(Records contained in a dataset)
......

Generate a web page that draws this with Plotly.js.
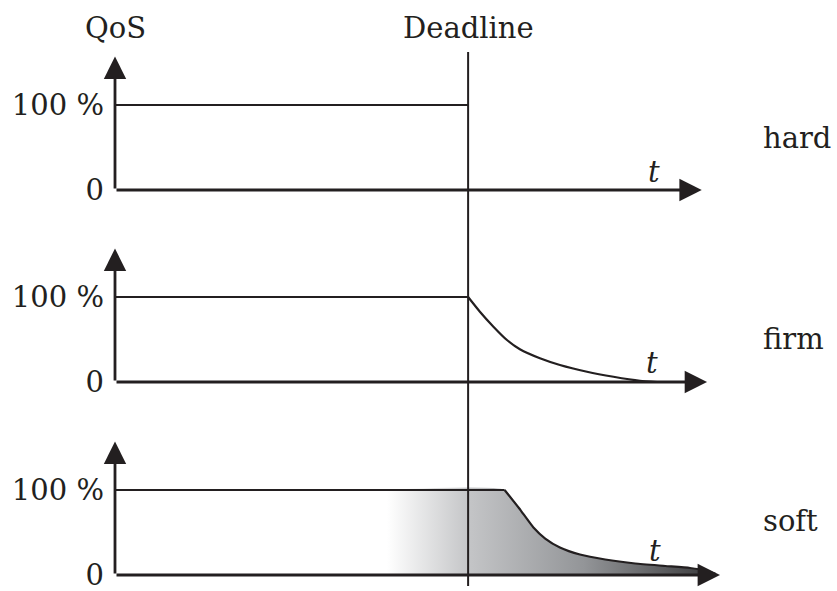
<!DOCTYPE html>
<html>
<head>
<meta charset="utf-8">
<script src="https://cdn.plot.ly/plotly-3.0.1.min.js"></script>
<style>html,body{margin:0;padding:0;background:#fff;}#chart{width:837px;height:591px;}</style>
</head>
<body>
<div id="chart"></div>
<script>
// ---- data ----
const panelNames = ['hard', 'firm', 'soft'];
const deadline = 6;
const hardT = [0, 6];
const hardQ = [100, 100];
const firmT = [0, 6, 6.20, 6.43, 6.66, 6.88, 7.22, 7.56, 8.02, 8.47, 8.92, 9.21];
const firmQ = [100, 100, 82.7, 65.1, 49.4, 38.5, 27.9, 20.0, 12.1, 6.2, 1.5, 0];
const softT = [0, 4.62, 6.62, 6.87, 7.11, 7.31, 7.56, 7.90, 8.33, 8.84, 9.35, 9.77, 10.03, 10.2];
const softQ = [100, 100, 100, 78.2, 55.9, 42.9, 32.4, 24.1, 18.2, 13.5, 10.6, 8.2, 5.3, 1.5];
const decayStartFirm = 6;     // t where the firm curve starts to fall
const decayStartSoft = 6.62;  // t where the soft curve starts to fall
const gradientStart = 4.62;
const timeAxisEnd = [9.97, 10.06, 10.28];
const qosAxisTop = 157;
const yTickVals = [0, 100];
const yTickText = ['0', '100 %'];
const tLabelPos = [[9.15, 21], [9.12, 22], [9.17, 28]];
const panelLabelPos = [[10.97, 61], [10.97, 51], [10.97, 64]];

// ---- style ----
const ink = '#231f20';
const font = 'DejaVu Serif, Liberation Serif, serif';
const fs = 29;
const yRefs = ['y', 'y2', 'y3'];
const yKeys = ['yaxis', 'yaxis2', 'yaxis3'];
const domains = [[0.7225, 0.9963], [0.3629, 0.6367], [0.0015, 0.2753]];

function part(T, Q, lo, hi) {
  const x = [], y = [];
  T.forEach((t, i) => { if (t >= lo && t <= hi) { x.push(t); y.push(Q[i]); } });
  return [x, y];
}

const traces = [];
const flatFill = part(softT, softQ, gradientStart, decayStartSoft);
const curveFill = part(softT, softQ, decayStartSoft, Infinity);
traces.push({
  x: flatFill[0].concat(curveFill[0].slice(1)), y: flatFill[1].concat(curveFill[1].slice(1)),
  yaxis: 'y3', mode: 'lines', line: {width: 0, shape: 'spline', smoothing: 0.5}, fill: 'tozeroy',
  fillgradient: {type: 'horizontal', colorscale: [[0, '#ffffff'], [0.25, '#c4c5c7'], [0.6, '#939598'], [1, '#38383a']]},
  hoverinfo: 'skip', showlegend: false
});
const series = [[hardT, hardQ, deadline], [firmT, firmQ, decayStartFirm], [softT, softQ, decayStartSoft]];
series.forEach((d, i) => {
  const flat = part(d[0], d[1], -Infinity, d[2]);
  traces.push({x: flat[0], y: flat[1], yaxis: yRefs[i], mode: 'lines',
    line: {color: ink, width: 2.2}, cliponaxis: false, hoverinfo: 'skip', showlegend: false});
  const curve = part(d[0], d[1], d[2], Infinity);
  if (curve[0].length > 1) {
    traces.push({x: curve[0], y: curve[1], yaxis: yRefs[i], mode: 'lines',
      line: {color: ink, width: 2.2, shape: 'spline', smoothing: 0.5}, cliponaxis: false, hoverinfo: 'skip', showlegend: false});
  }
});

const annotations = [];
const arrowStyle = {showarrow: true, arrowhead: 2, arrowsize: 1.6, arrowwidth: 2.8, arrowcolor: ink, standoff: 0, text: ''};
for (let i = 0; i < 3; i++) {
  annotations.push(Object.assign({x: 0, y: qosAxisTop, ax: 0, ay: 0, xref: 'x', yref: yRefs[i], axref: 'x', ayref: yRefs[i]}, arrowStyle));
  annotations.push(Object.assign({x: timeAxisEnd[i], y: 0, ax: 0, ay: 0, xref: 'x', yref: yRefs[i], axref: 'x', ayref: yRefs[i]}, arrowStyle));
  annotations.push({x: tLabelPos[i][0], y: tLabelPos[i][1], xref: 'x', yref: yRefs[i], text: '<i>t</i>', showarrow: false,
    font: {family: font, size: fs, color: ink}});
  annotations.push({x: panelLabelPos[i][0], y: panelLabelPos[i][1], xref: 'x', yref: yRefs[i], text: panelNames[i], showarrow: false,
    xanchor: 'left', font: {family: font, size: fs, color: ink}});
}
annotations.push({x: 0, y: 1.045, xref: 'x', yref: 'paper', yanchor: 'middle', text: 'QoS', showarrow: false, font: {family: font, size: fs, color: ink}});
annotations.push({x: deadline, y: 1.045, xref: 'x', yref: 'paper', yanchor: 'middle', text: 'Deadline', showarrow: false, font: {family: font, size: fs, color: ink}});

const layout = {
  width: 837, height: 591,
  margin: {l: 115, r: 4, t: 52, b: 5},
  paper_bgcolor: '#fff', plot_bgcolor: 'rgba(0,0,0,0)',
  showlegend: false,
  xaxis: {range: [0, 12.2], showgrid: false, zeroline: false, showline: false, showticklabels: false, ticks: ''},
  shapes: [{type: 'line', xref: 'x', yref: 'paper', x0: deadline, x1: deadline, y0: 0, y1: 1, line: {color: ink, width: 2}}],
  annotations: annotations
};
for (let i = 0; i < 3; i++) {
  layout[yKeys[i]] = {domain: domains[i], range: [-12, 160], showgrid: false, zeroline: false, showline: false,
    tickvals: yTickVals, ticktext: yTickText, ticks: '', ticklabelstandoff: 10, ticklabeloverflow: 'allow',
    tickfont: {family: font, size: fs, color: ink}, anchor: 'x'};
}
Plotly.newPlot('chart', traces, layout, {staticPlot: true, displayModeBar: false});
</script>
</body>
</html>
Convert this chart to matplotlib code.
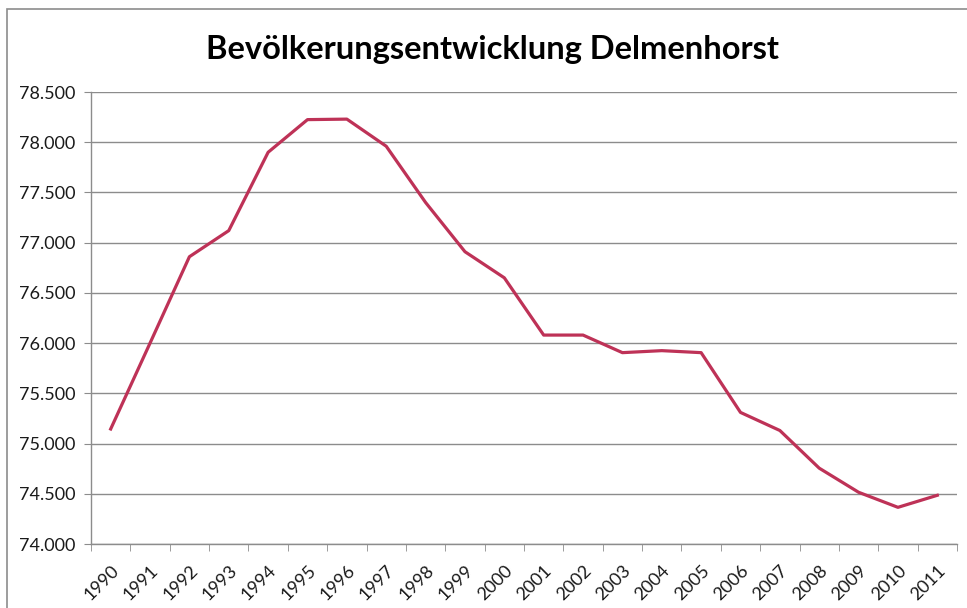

......

▶ _Exercise description_: Repeat the listing in full and exactly. Leave any pictures out.

▶ _The answer_:
Generate a web page that draws this with Plotly.js.
<!DOCTYPE html>
<html>
<head>
<meta charset="utf-8">
<script src="https://cdn.plot.ly/plotly-3.0.1.min.js"></script>
<style>html,body{margin:0;padding:0;background:#fff;}#chart{width:837px;height:591px;}</style>
</head>
<body>
<div id="chart"></div>
<script>
// ---- data ----
const panelNames = ['hard', 'firm', 'soft'];
const deadline = 6;
const hardT = [0, 6];
const hardQ = [100, 100];
const firmT = [0, 6, 6.20, 6.43, 6.66, 6.88, 7.22, 7.56, 8.02, 8.47, 8.92, 9.21];
const firmQ = [100, 100, 82.7, 65.1, 49.4, 38.5, 27.9, 20.0, 12.1, 6.2, 1.5, 0];
const softT = [0, 4.62, 6.62, 6.87, 7.11, 7.31, 7.56, 7.90, 8.33, 8.84, 9.35, 9.77, 10.03, 10.2];
const softQ = [100, 100, 100, 78.2, 55.9, 42.9, 32.4, 24.1, 18.2, 13.5, 10.6, 8.2, 5.3, 1.5];
const decayStartFirm = 6;     // t where the firm curve starts to fall
const decayStartSoft = 6.62;  // t where the soft curve starts to fall
const gradientStart = 4.62;
const timeAxisEnd = [9.97, 10.06, 10.28];
const qosAxisTop = 157;
const yTickVals = [0, 100];
const yTickText = ['0', '100 %'];
const tLabelPos = [[9.15, 21], [9.12, 22], [9.17, 28]];
const panelLabelPos = [[10.97, 61], [10.97, 51], [10.97, 64]];

// ---- style ----
const ink = '#231f20';
const font = 'DejaVu Serif, Liberation Serif, serif';
const fs = 29;
const yRefs = ['y', 'y2', 'y3'];
const yKeys = ['yaxis', 'yaxis2', 'yaxis3'];
const domains = [[0.7225, 0.9963], [0.3629, 0.6367], [0.0015, 0.2753]];

function part(T, Q, lo, hi) {
  const x = [], y = [];
  T.forEach((t, i) => { if (t >= lo && t <= hi) { x.push(t); y.push(Q[i]); } });
  return [x, y];
}

const traces = [];
const flatFill = part(softT, softQ, gradientStart, decayStartSoft);
const curveFill = part(softT, softQ, decayStartSoft, Infinity);
traces.push({
  x: flatFill[0].concat(curveFill[0].slice(1)), y: flatFill[1].concat(curveFill[1].slice(1)),
  yaxis: 'y3', mode: 'lines', line: {width: 0, shape: 'spline', smoothing: 0.5}, fill: 'tozeroy',
  fillgradient: {type: 'horizontal', colorscale: [[0, '#ffffff'], [0.25, '#c4c5c7'], [0.6, '#939598'], [1, '#38383a']]},
  hoverinfo: 'skip', showlegend: false
});
const series = [[hardT, hardQ, deadline], [firmT, firmQ, decayStartFirm], [softT, softQ, decayStartSoft]];
series.forEach((d, i) => {
  const flat = part(d[0], d[1], -Infinity, d[2]);
  traces.push({x: flat[0], y: flat[1], yaxis: yRefs[i], mode: 'lines',
    line: {color: ink, width: 2.2}, cliponaxis: false, hoverinfo: 'skip', showlegend: false});
  const curve = part(d[0], d[1], d[2], Infinity);
  if (curve[0].length > 1) {
    traces.push({x: curve[0], y: curve[1], yaxis: yRefs[i], mode: 'lines',
      line: {color: ink, width: 2.2, shape: 'spline', smoothing: 0.5}, cliponaxis: false, hoverinfo: 'skip', showlegend: false});
  }
});

const annotations = [];
const arrowStyle = {showarrow: true, arrowhead: 2, arrowsize: 1.6, arrowwidth: 2.8, arrowcolor: ink, standoff: 0, text: ''};
for (let i = 0; i < 3; i++) {
  annotations.push(Object.assign({x: 0, y: qosAxisTop, ax: 0, ay: 0, xref: 'x', yref: yRefs[i], axref: 'x', ayref: yRefs[i]}, arrowStyle));
  annotations.push(Object.assign({x: timeAxisEnd[i], y: 0, ax: 0, ay: 0, xref: 'x', yref: yRefs[i], axref: 'x', ayref: yRefs[i]}, arrowStyle));
  annotations.push({x: tLabelPos[i][0], y: tLabelPos[i][1], xref: 'x', yref: yRefs[i], text: '<i>t</i>', showarrow: false,
    font: {family: font, size: fs, color: ink}});
  annotations.push({x: panelLabelPos[i][0], y: panelLabelPos[i][1], xref: 'x', yref: yRefs[i], text: panelNames[i], showarrow: false,
    xanchor: 'left', font: {family: font, size: fs, color: ink}});
}
annotations.push({x: 0, y: 1.045, xref: 'x', yref: 'paper', yanchor: 'middle', text: 'QoS', showarrow: false, font: {family: font, size: fs, color: ink}});
annotations.push({x: deadline, y: 1.045, xref: 'x', yref: 'paper', yanchor: 'middle', text: 'Deadline', showarrow: false, font: {family: font, size: fs, color: ink}});

const layout = {
  width: 837, height: 591,
  margin: {l: 115, r: 4, t: 52, b: 5},
  paper_bgcolor: '#fff', plot_bgcolor: 'rgba(0,0,0,0)',
  showlegend: false,
  xaxis: {range: [0, 12.2], showgrid: false, zeroline: false, showline: false, showticklabels: false, ticks: ''},
  shapes: [{type: 'line', xref: 'x', yref: 'paper', x0: deadline, x1: deadline, y0: 0, y1: 1, line: {color: ink, width: 2}}],
  annotations: annotations
};
for (let i = 0; i < 3; i++) {
  layout[yKeys[i]] = {domain: domains[i], range: [-12, 160], showgrid: false, zeroline: false, showline: false,
    tickvals: yTickVals, ticktext: yTickText, ticks: '', ticklabelstandoff: 10, ticklabeloverflow: 'allow',
    tickfont: {family: font, size: fs, color: ink}, anchor: 'x'};
}
Plotly.newPlot('chart', traces, layout, {staticPlot: true, displayModeBar: false});
</script>
</body>
</html>
Convert this chart to matplotlib code.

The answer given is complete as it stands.